All of the streets in Hollywood named after Confederate generals who fought to uphold slavery — and that run through a largely African-American neighborhood — are a disgrace, long past their time, and overdue for a makeover.
But none is more egregious than Forrest Street, named after Confederate General Nathan Bedford Forrest, a founder of the Ku Klux Klan.
No citizen, no city should have to endure living with a street named after a racist whose hate and superiority complex led him to the vile endeavor of helping create America’s prototypical hate group. That Forrest Street runs thought the heart of Hollywood’s African-American community compounds the original sin.
But despite efforts during the past 15 years to right this wrong, it’s only now that the Hollywood City Commission is getting around to the task. No time like the present, when dismantling celebratory monuments to the Confederacy has become a national imperative given the election of a president who panders to white supremacy and feels no shame in opening new wounds.
After protests that ended in five arrests and a contentious three-hour meeting, the first vote to change the streets named after generals Forrest, Robert E. Lee and John Bell Hood passed 5-2 in July. Another showdown and final vote is set for Wednesday.
Surprisingly, one of the two dissenting commissioners was Peter D. Hernandez, a Cuban-American businessman elected from a crowded field of competent contenders in 2012 with the endorsement of the Sun Sentinel for his community involvement.
His explanations of his vote were as confounding as his no vote.
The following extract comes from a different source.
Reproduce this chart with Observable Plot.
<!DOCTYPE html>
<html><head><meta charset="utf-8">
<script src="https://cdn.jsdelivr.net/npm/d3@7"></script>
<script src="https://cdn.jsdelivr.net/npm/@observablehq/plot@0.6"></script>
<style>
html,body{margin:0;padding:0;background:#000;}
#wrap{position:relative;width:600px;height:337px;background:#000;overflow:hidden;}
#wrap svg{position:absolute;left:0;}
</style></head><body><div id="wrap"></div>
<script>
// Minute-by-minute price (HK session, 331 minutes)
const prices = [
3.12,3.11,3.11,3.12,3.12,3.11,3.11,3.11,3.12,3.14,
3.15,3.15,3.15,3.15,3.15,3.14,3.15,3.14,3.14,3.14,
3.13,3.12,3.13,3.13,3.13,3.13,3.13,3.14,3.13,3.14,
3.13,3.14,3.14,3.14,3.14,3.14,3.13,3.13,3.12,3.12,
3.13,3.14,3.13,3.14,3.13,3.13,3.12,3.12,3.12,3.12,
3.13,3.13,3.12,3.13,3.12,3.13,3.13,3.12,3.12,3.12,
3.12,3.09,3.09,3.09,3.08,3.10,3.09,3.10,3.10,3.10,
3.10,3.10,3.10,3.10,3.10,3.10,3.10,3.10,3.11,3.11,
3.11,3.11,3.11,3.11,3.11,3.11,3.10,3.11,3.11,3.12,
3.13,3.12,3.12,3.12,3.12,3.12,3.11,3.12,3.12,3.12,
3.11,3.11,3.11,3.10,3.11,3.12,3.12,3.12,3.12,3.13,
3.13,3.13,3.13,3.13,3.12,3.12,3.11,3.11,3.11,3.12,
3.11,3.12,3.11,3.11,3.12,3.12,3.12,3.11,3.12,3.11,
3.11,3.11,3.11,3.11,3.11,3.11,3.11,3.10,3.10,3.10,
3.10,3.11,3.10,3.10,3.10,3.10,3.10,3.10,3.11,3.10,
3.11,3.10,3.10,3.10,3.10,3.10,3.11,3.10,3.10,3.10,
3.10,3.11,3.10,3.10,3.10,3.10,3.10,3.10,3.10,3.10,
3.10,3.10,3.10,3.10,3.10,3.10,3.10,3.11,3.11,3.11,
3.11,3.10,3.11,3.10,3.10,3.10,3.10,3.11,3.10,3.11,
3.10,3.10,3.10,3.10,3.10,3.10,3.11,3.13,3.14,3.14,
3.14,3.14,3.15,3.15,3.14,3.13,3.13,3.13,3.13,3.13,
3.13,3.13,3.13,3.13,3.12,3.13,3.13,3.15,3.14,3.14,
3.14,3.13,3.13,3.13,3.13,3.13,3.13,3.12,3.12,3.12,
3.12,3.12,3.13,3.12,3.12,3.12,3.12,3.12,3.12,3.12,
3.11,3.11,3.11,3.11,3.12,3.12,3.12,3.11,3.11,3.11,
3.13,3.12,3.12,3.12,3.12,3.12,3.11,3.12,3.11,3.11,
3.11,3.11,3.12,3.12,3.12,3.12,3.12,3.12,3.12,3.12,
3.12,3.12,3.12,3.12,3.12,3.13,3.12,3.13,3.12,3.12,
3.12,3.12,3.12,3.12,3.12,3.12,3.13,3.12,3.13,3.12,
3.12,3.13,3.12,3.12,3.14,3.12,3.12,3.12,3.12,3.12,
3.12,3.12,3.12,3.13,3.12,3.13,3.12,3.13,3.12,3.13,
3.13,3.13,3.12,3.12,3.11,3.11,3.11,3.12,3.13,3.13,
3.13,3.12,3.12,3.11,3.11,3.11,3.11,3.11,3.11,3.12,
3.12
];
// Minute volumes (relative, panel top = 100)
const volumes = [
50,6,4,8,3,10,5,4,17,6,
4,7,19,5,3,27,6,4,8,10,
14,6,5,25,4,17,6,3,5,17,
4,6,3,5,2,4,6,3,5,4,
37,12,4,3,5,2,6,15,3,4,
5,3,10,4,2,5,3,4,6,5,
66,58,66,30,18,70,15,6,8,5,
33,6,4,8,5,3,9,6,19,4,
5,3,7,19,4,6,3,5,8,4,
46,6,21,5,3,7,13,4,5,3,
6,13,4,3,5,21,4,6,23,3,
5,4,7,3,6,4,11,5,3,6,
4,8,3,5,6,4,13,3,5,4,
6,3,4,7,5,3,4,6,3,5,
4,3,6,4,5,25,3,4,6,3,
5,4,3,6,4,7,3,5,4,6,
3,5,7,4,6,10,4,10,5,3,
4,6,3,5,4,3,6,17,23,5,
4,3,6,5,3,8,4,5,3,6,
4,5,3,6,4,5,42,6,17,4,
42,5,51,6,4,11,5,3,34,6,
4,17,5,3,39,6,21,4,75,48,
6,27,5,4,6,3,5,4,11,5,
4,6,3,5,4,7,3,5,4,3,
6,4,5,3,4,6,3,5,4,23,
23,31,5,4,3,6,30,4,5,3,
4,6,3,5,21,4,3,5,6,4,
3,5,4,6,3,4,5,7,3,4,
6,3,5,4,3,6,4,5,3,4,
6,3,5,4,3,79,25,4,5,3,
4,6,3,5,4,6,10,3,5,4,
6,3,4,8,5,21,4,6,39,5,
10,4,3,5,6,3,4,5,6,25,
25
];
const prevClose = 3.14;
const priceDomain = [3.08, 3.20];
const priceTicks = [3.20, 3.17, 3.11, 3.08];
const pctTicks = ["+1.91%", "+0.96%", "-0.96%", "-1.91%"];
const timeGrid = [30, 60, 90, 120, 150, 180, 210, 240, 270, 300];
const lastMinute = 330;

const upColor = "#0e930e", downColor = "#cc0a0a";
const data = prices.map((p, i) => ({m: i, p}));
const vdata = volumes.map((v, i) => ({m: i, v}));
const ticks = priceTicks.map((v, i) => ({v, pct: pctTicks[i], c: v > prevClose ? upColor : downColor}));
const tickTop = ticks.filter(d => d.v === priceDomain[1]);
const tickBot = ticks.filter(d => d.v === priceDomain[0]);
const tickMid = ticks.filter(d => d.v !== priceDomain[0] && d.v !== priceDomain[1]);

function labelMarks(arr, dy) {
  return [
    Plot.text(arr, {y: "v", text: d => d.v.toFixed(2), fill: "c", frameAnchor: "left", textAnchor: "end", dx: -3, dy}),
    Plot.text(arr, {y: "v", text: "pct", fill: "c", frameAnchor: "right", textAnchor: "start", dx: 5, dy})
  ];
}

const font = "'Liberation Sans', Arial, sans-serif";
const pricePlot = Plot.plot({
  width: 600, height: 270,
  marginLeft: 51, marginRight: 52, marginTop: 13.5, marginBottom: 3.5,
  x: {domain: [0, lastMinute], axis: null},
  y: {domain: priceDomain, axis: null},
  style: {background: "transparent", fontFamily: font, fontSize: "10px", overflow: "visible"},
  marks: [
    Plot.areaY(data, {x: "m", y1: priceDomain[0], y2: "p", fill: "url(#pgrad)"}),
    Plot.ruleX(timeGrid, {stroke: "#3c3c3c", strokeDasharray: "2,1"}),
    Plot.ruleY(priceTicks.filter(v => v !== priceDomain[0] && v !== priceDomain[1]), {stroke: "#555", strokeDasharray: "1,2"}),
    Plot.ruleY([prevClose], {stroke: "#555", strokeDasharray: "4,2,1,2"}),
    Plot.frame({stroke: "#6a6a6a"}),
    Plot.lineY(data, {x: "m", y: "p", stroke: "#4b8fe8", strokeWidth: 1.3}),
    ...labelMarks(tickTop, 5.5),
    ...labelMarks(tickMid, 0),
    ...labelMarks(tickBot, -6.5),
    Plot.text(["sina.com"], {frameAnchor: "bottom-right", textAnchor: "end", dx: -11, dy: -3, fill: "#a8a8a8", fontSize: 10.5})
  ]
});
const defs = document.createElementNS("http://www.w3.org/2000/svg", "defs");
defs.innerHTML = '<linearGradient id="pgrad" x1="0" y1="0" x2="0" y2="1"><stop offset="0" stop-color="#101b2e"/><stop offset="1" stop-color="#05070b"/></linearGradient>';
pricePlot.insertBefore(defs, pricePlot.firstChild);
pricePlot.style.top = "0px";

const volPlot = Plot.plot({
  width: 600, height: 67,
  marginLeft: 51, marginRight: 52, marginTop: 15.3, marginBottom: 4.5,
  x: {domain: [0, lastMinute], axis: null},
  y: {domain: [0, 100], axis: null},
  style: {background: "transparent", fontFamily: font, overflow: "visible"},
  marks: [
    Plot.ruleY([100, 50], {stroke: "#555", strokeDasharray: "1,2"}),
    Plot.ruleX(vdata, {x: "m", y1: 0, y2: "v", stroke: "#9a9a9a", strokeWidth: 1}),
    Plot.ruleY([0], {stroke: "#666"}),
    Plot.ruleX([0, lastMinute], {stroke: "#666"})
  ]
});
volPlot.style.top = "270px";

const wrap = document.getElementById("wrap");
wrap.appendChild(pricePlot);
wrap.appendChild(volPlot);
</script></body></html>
“What message are we sending to the rest of our residents? If you put enough pressure on city hall, then this will happen?” said Hernandez, who fled the Castro regime with his parents when he was 9 years old.
He’s got that backwards. In a democracy, government is supposed to be responsive to the people. He should know this. In his native Havana, people have no right to ask anything of their government. Is that not why he and his family fled?
Hernandez’s next intervention was to suggest that if the city is going to change three names, then it should take up the mammoth task of changing all Hollywood street names to numbers. “If you inconvenience one, you should inconvenience them all,” Hernandez said.
Not only was he trying to raise some sort of false equivalency, but it makes one wonder: Where’s Hernandez’s moral compass?
And so, I posed these questions to the commissioner: How would you like it if a street in your neighborhood was named Che Guevara Street, after the popular Argentine guerrilla warrior who caused the Cuban people so much pain and suffering?
You and I think Guevara is an assassin who ordered summary executions without trial after the triumph of the Cuban Revolution, but others think of him as a revolutionary hero and brilliant war strategist. How would you like to live in your largely Cuban neighborhood with a street named after him — for decades — with the people you voted for looking the other way?
Not much, I suspect. I wouldn’t stand for it either.
So how can you not show similar sympathy for African Americans who must travel every day through streets in their city named for Confederate generals who fought a war to keep their ancestors enslaved?
Hernandez wasn’t up to answering me. Two calls, two messages left with an assistant and three emails went unanswered.
But it’s a no-brainer.
With or without his vote, the Hollywood Commission should send a strong message that it stands against racism, hate and bigotry. Don’t cuddle up to those who are still fighting the Civil War, a stain on the history of this country, and feel emboldened by President Donald Trump’s divisive governing style.
Trump has no moral compass with which to lead, so it is up to cities, counties, and state governments to offer some solace and stop honoring the very flawed dead at the expense of the living.
If the president of this nation isn’t going to play the role of healer and unifier, then we must do so at the local level.
For Hollywood, the simple renaming of three streets isn’t a huge task. But the long overdue gesture speaks volumes in the language of reconciliation.
Let us make our peace with history — and let the vote to change the Confederate street names be unanimous.
I wouldn’t want a street named after Guevara in my city any more than I’d want a street named after Forrest, Hood or Lee.